What you have to do: Up to and including the line with "const startDay = '2020-03-06';", write out the listing from its first line, minus the pictures.

Dataset content:
———
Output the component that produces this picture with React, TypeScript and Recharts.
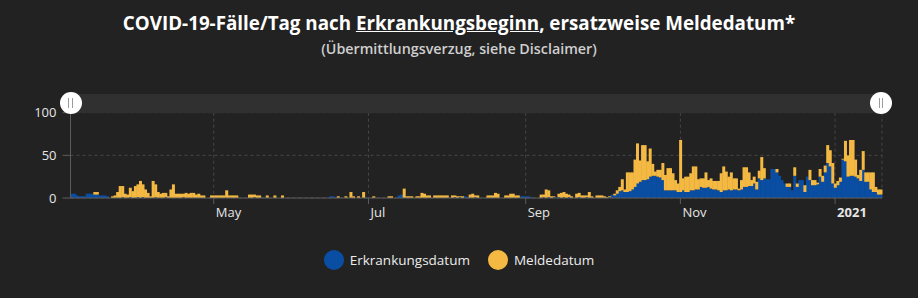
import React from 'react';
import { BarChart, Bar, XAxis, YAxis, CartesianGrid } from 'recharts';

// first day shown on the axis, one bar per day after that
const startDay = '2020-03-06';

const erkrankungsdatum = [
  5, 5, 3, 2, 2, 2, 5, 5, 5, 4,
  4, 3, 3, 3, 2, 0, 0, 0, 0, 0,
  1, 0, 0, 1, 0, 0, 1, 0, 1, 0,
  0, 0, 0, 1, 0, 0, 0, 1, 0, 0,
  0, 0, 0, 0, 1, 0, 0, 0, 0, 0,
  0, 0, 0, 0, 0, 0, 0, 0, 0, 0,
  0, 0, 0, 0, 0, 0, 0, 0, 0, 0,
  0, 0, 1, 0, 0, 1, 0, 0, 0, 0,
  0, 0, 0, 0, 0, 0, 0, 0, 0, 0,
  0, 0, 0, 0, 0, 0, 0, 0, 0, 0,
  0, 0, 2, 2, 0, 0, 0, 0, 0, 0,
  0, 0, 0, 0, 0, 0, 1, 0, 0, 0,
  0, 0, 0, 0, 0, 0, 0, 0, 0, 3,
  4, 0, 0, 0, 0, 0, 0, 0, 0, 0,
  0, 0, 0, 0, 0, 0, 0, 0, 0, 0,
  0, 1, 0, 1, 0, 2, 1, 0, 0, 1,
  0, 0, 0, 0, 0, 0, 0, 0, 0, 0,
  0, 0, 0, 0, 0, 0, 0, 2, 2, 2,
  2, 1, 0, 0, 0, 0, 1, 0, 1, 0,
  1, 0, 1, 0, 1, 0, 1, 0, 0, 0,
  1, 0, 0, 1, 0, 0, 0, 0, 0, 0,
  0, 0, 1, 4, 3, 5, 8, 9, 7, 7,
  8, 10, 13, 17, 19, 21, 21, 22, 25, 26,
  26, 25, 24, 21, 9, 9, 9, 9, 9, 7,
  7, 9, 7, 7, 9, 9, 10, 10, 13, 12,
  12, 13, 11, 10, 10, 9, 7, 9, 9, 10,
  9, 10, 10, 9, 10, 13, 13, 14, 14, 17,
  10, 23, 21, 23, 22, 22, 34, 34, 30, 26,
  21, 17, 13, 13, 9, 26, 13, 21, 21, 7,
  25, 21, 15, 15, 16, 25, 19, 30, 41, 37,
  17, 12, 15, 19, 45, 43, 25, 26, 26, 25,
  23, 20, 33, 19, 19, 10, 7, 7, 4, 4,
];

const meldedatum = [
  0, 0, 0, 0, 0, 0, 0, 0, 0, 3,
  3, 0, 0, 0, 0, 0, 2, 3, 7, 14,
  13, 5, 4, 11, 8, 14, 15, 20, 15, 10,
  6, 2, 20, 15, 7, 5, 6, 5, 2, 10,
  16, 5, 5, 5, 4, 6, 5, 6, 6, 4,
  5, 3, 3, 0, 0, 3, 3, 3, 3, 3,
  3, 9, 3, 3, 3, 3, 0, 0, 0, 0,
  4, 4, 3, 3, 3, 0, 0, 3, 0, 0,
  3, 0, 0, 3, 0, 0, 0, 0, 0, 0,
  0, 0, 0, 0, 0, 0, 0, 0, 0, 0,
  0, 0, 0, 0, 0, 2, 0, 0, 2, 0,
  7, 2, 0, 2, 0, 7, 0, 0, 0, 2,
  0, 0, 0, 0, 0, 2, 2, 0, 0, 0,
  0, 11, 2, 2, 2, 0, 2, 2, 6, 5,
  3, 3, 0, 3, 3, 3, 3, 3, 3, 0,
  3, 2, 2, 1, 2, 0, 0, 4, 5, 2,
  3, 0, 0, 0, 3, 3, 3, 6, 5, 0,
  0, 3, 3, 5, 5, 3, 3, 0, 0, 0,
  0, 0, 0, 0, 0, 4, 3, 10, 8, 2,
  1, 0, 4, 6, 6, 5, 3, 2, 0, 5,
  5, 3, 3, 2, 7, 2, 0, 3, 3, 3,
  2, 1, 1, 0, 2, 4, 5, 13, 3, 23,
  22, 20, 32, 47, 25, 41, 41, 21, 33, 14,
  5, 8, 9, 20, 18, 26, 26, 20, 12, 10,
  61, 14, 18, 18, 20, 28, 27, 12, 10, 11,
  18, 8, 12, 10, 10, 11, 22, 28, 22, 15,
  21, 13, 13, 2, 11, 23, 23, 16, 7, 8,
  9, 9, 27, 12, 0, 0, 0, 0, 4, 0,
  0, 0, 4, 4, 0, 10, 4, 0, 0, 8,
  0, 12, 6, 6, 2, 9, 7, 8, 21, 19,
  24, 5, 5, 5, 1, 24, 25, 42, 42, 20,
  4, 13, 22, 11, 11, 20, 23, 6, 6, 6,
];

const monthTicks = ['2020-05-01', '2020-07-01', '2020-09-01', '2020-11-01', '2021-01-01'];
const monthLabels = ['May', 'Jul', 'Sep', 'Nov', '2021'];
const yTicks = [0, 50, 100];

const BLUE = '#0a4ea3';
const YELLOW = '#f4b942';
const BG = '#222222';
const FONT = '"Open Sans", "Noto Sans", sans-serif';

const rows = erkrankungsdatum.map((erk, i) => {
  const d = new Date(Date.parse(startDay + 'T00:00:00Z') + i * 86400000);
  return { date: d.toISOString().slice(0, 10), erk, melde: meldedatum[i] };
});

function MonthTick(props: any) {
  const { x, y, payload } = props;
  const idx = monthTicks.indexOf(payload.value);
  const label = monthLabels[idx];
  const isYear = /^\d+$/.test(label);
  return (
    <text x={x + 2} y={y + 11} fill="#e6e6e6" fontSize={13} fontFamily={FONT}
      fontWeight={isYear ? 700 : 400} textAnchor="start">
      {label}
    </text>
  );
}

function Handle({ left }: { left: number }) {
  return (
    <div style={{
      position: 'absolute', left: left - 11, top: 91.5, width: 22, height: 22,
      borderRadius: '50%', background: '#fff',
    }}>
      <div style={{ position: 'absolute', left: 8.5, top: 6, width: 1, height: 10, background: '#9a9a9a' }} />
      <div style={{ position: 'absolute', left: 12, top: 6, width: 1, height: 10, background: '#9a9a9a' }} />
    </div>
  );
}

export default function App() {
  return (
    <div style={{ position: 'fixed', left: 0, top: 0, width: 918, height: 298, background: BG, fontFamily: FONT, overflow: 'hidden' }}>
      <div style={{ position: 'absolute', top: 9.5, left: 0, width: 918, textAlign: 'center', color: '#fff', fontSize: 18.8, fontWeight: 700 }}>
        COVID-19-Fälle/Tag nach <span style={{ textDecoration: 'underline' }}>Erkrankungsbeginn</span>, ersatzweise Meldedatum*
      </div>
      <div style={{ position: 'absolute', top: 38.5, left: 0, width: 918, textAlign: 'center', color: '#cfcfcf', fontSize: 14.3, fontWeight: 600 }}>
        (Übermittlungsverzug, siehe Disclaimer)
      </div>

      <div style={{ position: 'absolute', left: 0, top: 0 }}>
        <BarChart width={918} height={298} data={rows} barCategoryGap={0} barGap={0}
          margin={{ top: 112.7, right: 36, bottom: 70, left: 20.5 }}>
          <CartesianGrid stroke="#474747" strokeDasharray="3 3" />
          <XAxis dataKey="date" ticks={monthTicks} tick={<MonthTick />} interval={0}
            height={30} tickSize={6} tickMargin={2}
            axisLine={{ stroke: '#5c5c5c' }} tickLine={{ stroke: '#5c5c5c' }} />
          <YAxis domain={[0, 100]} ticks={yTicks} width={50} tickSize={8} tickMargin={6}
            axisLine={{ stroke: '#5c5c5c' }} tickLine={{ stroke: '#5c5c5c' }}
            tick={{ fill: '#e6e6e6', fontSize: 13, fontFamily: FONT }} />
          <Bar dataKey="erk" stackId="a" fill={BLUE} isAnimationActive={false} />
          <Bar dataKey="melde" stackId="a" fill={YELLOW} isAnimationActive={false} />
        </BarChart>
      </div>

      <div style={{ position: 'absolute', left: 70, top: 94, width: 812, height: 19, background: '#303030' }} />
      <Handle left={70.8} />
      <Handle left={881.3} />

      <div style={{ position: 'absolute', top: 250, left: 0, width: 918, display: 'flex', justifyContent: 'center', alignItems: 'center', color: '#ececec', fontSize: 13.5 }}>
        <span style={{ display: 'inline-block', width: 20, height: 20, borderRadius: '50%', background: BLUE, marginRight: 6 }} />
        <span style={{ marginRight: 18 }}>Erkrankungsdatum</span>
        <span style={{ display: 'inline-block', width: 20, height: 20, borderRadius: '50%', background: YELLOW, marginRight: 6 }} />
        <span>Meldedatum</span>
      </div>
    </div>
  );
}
———
Exercise answer:
Output the component that produces this picture with React, TypeScript and Recharts.
import React from 'react';
import { BarChart, Bar, XAxis, YAxis, CartesianGrid } from 'recharts';

// first day shown on the axis, one bar per day after that
const startDay = '2020-03-06';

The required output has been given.